§ **AIM**: Only the lines from the start of the material through the line containing "(0,0) rectangle (1062,952);" are to be extracted, exactly as they appear.

§ §

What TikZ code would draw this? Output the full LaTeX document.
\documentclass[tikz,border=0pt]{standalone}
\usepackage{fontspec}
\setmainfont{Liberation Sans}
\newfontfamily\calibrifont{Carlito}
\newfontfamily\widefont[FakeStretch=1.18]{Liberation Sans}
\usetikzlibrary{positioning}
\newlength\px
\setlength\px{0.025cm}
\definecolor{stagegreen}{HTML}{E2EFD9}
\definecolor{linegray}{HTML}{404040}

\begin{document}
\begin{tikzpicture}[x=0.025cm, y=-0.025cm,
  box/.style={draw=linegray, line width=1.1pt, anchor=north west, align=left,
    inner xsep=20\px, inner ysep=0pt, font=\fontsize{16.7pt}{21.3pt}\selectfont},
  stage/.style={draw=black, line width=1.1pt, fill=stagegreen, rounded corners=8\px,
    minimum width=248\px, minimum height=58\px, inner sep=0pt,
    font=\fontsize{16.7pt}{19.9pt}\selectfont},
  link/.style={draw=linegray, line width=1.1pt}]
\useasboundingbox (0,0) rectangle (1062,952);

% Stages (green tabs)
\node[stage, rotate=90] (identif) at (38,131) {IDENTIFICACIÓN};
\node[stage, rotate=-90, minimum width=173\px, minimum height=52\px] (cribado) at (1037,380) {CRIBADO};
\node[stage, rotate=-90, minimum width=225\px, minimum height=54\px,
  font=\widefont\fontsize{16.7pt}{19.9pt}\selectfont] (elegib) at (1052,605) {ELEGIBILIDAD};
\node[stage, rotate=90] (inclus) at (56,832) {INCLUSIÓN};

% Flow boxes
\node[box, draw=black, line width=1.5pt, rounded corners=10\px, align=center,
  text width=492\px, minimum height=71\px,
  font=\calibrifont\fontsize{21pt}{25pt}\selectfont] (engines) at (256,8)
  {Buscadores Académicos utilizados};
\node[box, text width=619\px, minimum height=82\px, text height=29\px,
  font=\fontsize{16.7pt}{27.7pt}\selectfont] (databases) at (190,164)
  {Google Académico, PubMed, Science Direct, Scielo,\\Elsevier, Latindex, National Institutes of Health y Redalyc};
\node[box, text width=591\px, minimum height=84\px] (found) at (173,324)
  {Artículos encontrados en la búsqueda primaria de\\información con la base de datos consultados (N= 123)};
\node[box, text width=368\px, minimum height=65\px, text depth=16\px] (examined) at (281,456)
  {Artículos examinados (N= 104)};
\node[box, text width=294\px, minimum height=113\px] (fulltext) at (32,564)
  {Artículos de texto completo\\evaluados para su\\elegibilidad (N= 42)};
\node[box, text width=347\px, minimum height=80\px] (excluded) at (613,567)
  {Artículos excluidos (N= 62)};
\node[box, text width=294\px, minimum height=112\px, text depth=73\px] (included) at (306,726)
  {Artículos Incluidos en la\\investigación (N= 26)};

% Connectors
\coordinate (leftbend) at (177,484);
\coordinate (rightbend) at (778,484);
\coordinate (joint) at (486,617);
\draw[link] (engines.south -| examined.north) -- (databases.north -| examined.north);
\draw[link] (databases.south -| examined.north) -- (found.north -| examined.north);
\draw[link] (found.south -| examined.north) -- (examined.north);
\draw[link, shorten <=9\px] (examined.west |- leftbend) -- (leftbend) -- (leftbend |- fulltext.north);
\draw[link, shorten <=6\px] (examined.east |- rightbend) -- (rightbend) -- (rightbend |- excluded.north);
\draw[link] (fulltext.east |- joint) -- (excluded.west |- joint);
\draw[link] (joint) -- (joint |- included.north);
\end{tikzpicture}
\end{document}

§ §

§ **TASK RESPONSE**:
What TikZ code would draw this? Output the full LaTeX document.
\documentclass[tikz,border=0pt]{standalone}
\usepackage{fontspec}
\setmainfont{Liberation Sans}
\newfontfamily\calibrifont{Carlito}
\newfontfamily\widefont[FakeStretch=1.18]{Liberation Sans}
\usetikzlibrary{positioning}
\newlength\px
\setlength\px{0.025cm}
\definecolor{stagegreen}{HTML}{E2EFD9}
\definecolor{linegray}{HTML}{404040}

\begin{document}
\begin{tikzpicture}[x=0.025cm, y=-0.025cm,
  box/.style={draw=linegray, line width=1.1pt, anchor=north west, align=left,
    inner xsep=20\px, inner ysep=0pt, font=\fontsize{16.7pt}{21.3pt}\selectfont},
  stage/.style={draw=black, line width=1.1pt, fill=stagegreen, rounded corners=8\px,
    minimum width=248\px, minimum height=58\px, inner sep=0pt,
    font=\fontsize{16.7pt}{19.9pt}\selectfont},
  link/.style={draw=linegray, line width=1.1pt}]
\useasboundingbox (0,0) rectangle (1062,952);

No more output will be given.